### To do:
Omit all images. Write out the rest of the material exactly.

---------------

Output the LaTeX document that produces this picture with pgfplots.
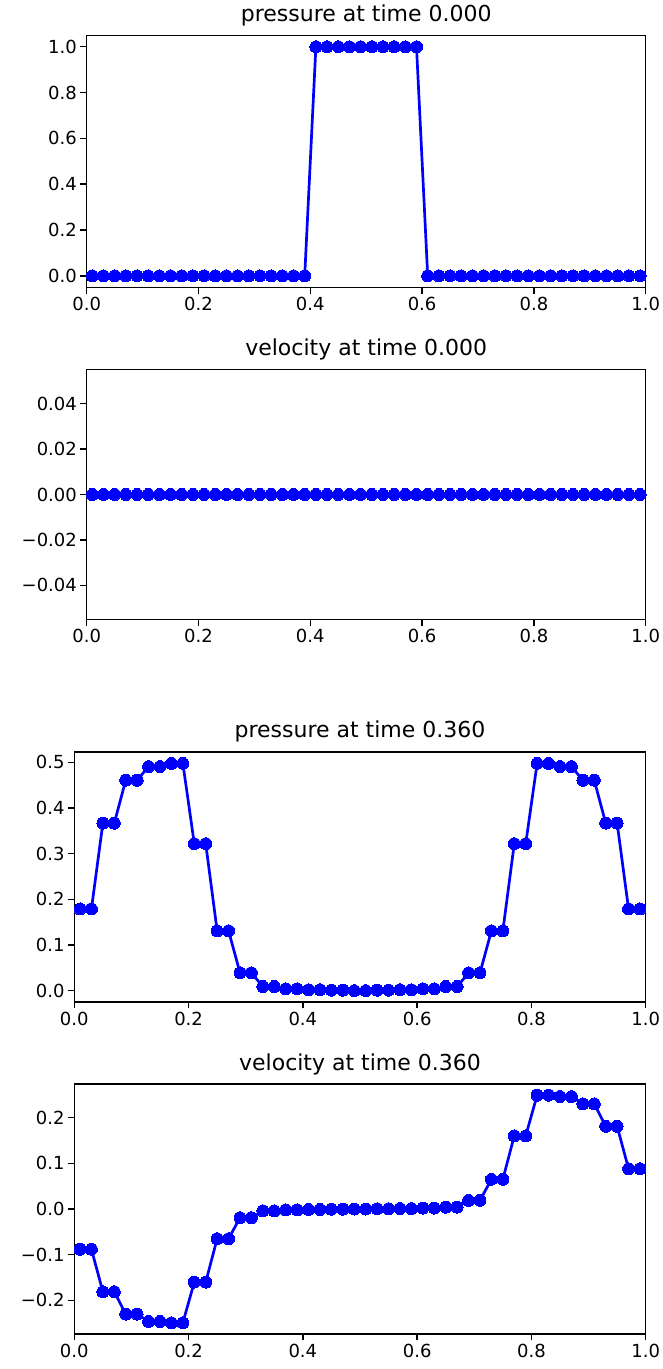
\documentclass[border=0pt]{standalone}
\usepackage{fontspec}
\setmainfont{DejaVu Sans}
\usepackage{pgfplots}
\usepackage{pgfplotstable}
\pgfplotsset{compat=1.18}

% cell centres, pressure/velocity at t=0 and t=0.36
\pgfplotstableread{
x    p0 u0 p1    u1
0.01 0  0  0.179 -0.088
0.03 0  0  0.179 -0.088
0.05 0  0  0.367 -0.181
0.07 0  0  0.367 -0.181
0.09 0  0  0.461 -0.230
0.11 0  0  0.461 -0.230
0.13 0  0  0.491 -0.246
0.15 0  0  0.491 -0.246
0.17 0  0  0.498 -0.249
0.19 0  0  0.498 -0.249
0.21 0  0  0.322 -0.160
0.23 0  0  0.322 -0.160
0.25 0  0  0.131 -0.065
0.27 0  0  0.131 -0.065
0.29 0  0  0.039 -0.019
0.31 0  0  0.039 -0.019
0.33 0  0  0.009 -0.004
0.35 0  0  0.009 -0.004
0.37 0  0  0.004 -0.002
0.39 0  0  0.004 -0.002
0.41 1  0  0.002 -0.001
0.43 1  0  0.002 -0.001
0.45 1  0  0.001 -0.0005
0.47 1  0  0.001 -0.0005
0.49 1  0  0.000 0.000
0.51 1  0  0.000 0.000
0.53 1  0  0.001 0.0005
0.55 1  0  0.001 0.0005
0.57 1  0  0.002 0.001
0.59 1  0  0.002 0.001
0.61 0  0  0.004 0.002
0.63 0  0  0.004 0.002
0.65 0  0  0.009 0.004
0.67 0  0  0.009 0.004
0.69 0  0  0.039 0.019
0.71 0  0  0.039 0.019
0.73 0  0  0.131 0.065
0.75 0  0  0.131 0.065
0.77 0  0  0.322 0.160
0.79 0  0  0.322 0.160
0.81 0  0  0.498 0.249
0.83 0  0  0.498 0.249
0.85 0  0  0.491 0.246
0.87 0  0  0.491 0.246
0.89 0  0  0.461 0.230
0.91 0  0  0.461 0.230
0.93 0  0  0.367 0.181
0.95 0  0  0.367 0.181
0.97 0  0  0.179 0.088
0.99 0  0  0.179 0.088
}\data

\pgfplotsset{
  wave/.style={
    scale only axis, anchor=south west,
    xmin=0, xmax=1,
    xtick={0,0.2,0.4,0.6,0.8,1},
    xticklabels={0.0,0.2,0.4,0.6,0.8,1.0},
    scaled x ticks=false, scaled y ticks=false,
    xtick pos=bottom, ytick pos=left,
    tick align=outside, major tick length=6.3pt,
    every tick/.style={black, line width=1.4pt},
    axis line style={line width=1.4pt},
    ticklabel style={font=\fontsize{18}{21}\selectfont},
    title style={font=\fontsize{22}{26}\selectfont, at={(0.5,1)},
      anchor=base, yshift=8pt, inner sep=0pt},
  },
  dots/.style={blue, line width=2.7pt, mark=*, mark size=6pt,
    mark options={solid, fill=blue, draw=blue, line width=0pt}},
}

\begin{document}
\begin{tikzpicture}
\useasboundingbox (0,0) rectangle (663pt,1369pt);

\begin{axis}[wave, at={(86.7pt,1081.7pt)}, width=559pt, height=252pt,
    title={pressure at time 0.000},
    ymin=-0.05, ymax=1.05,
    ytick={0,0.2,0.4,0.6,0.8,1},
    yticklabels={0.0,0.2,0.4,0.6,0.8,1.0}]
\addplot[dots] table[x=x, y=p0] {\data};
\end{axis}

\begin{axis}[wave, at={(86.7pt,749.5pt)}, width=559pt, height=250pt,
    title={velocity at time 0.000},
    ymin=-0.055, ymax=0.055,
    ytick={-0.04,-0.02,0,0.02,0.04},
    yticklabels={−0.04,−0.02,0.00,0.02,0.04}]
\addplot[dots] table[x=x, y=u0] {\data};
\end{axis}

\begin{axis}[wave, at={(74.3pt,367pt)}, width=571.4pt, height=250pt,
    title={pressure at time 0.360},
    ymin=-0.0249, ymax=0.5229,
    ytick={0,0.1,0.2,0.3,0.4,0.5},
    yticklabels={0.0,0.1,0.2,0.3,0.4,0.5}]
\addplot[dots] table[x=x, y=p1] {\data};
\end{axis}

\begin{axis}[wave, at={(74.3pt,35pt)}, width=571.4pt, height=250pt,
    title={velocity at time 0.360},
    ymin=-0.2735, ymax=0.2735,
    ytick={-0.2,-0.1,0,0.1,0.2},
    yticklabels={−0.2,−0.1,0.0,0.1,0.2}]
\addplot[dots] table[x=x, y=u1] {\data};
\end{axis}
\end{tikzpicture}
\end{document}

---------------

### Solution below:
Output the LaTeX document that produces this picture with pgfplots.
\documentclass[border=0pt]{standalone}
\usepackage{fontspec}
\setmainfont{DejaVu Sans}
\usepackage{pgfplots}
\usepackage{pgfplotstable}
\pgfplotsset{compat=1.18}

% cell centres, pressure/velocity at t=0 and t=0.36
\pgfplotstableread{
x    p0 u0 p1    u1
0.01 0  0  0.179 -0.088
0.03 0  0  0.179 -0.088
0.05 0  0  0.367 -0.181
0.07 0  0  0.367 -0.181
0.09 0  0  0.461 -0.230
0.11 0  0  0.461 -0.230
0.13 0  0  0.491 -0.246
0.15 0  0  0.491 -0.246
0.17 0  0  0.498 -0.249
0.19 0  0  0.498 -0.249
0.21 0  0  0.322 -0.160
0.23 0  0  0.322 -0.160
0.25 0  0  0.131 -0.065
0.27 0  0  0.131 -0.065
0.29 0  0  0.039 -0.019
0.31 0  0  0.039 -0.019
0.33 0  0  0.009 -0.004
0.35 0  0  0.009 -0.004
0.37 0  0  0.004 -0.002
0.39 0  0  0.004 -0.002
0.41 1  0  0.002 -0.001
0.43 1  0  0.002 -0.001
0.45 1  0  0.001 -0.0005
0.47 1  0  0.001 -0.0005
0.49 1  0  0.000 0.000
0.51 1  0  0.000 0.000
0.53 1  0  0.001 0.0005
0.55 1  0  0.001 0.0005
0.57 1  0  0.002 0.001
0.59 1  0  0.002 0.001
0.61 0  0  0.004 0.002
0.63 0  0  0.004 0.002
0.65 0  0  0.009 0.004
0.67 0  0  0.009 0.004
0.69 0  0  0.039 0.019
0.71 0  0  0.039 0.019
0.73 0  0  0.131 0.065
0.75 0  0  0.131 0.065
0.77 0  0  0.322 0.160
0.79 0  0  0.322 0.160
0.81 0  0  0.498 0.249
0.83 0  0  0.498 0.249
0.85 0  0  0.491 0.246
0.87 0  0  0.491 0.246
0.89 0  0  0.461 0.230
0.91 0  0  0.461 0.230
0.93 0  0  0.367 0.181
0.95 0  0  0.367 0.181
0.97 0  0  0.179 0.088
0.99 0  0  0.179 0.088
}\data

\pgfplotsset{
  wave/.style={
    scale only axis, anchor=south west,
    xmin=0, xmax=1,
    xtick={0,0.2,0.4,0.6,0.8,1},
    xticklabels={0.0,0.2,0.4,0.6,0.8,1.0},
    scaled x ticks=false, scaled y ticks=false,
    xtick pos=bottom, ytick pos=left,
    tick align=outside, major tick length=6.3pt,
    every tick/.style={black, line width=1.4pt},
    axis line style={line width=1.4pt},
    ticklabel style={font=\fontsize{18}{21}\selectfont},
    title style={font=\fontsize{22}{26}\selectfont, at={(0.5,1)},
      anchor=base, yshift=8pt, inner sep=0pt},
  },
  dots/.style={blue, line width=2.7pt, mark=*, mark size=6pt,
    mark options={solid, fill=blue, draw=blue, line width=0pt}},
}

\begin{document}
\begin{tikzpicture}
\useasboundingbox (0,0) rectangle (663pt,1369pt);

\begin{axis}[wave, at={(86.7pt,1081.7pt)}, width=559pt, height=252pt,
    title={pressure at time 0.000},
    ymin=-0.05, ymax=1.05,
    ytick={0,0.2,0.4,0.6,0.8,1},
    yticklabels={0.0,0.2,0.4,0.6,0.8,1.0}]
\addplot[dots] table[x=x, y=p0] {\data};
\end{axis}

\begin{axis}[wave, at={(86.7pt,749.5pt)}, width=559pt, height=250pt,
    title={velocity at time 0.000},
    ymin=-0.055, ymax=0.055,
    ytick={-0.04,-0.02,0,0.02,0.04},
    yticklabels={−0.04,−0.02,0.00,0.02,0.04}]
\addplot[dots] table[x=x, y=u0] {\data};
\end{axis}

\begin{axis}[wave, at={(74.3pt,367pt)}, width=571.4pt, height=250pt,
    title={pressure at time 0.360},
    ymin=-0.0249, ymax=0.5229,
    ytick={0,0.1,0.2,0.3,0.4,0.5},
    yticklabels={0.0,0.1,0.2,0.3,0.4,0.5}]
\addplot[dots] table[x=x, y=p1] {\data};
\end{axis}

\begin{axis}[wave, at={(74.3pt,35pt)}, width=571.4pt, height=250pt,
    title={velocity at time 0.360},
    ymin=-0.2735, ymax=0.2735,
    ytick={-0.2,-0.1,0,0.1,0.2},
    yticklabels={−0.2,−0.1,0.0,0.1,0.2}]
\addplot[dots] table[x=x, y=u1] {\data};
\end{axis}
\end{tikzpicture}
\end{document}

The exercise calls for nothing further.